In contrast, toast again, from bread baked in house, was the base for wild mushrooms and goat cheese, earthy and light at the same time – our main image, quite lovely with the velvety Pinot Noir. As was an ethereally light trio of beef and cheese croquettes a Spaniard would be proud of.
The beer long sunk, the Kent Pinot was a surprise match for the pick of the lunch bunch _ a warm Scotch egg, the yolk oozing sumptuously, the sausage casing frisky and herby, not the usual leaden carapace.
There’s no dessert menu. You have to ask on the day. We both couldn’t resist a mixed berry crumble with the one true custard. A delicate serving again. A hearty on the surface parade of dishes but we left feeling light.

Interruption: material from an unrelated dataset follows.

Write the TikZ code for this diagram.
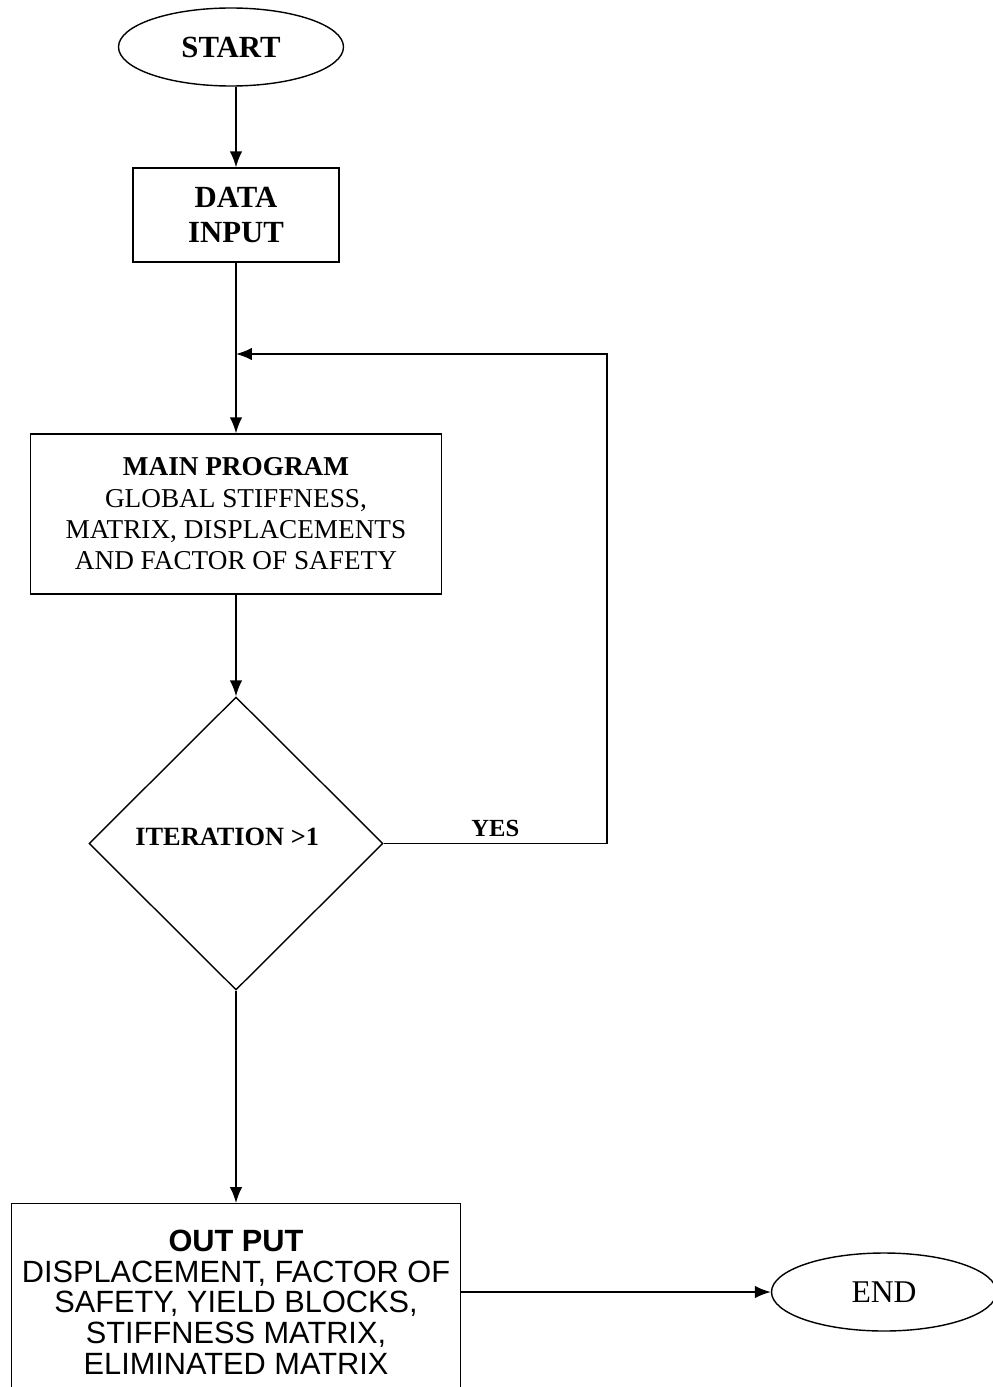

So a perfect ‘new’ pub? An antidote to lots of identikit NQ bars? Close. I’d like to see how quite a tight space copes on a busy evening. And more imagination on the beer side would be good. Yes, they’ve a fridge featuring a range of local microbreweries, some great, some less so, but the four handpumps are currently dispensing the likes of Lees MPA and St Austell Odd Job. It doesn’t set the pulse racing. The food certainly does in a soothing real pubby way.
The Bay Horse Tavern, 35-37 Thomas Street, Manchester M4 1NA. 0161 661 1041. Open daily from 11am to 1am Sunday to Wednesday and 2am Thursday to Saturday.